Okay the grocery store, let’s do this.
Let me preface by saying that I do not have the luxury of time or financial surplus to shop at organic grocery stores with artistically arranged produce and a different aromatherapy for each aisle. I shop at the normal everyday grocery store of which Gwyneth Paltrow and Jessica Alba would heartily disapprove.
So here we go. I hate grocery shopping. I do. The whole process of preparing a list (if I happen to be organized that day), slogging through the aisles, trying to fit everything in the cart, taking everything out of the cart to put on the conveyer belt, packing everything up in my reusable bags (if I’ve remembered them), taking the bags out of the cart and putting them in the trunk (unless the trunk is full of sports equipment or Husband’s unloaded purchases from Home Depot, in which case I have to cram them into the back seat), driving home, dragging the groceries into the house and then finding space for them in the cupboards filled with condiments and special ingredients I paid too much for for that one recipe that no one wound up liking, putting the bags away and then having the hateful teenage offspring trudge into the kitchen to open and slam shut the cupboards and refrigerator declaring there is nothing to eat in their lovably scornful way; that whole process has definitely lost its luster.
I’ve got it down to a science though. I can do the whole farcical outing door-door in an hour or less. This boggles Husband’s mind since when he goes it is a two hour affair and he comes home with enough food to feed a family of eight and seems to be under the impression that our house, or at least our refrigerator is twice it’s actual size. And, because he’s a man, the entire thing becomes a bizarre competition as he proudly declares how much money he saved. I never beat him on money saved. I do beat him on overall grocery bill though since I did not buy five boxes of Apple Jacks just because they were on sale if you bought all five.
But even though I have it down to a science and can go and be back and have the groceries tucked away before a single person has woken up I cannot escape the ESPN commentary on my overall performance in the event. The “did you remember to get this,” and the “didn’t they have any of that?” and the “don’t you know I always need blank?” That’s right, everyone’s an expert all of sudden. Just like all of us armchair experts during the Olympics who shake our heads at the poorly executed triple sow cow and the doubled toe loop as if we could really distinguish one jump from the next.

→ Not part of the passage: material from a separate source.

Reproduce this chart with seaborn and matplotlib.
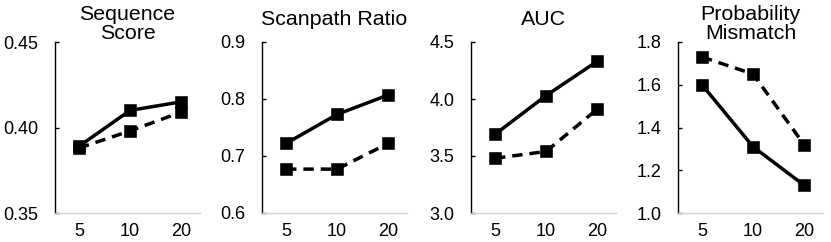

So it is with grocery shopping in my house. The rolled eyes at my forgetting something or choosing a undesirable brand seems equivalent to Tonya Harding’s maiming of Nancy Kerrigan.
So it is not just the act itself of grocery shopping, but the ritual scoring of the event by my bevy of boys, my panel of three whose expertise barely extends past Campbell’s soup and the frozen food section. It all adds up and makes me loathe grocery shopping beyond reason. I would give it up altogether if I could, except for the clause in the unspoken parental contract that I continue to feed my children. It’s one of those basic requirements that my lawyer just can’t seem to get me out of.
So I will keep buying food that no one likes, yet they all consume before the day is out. And I will continue to give them ”the look” when they question my motives. And I will still feel guilty every time I forget my recyclable bags. And I will forever wonder with woe and incredulity as to why it always rains on the one day I can grocery shop. Because I am a mother, and we all need something to complain about.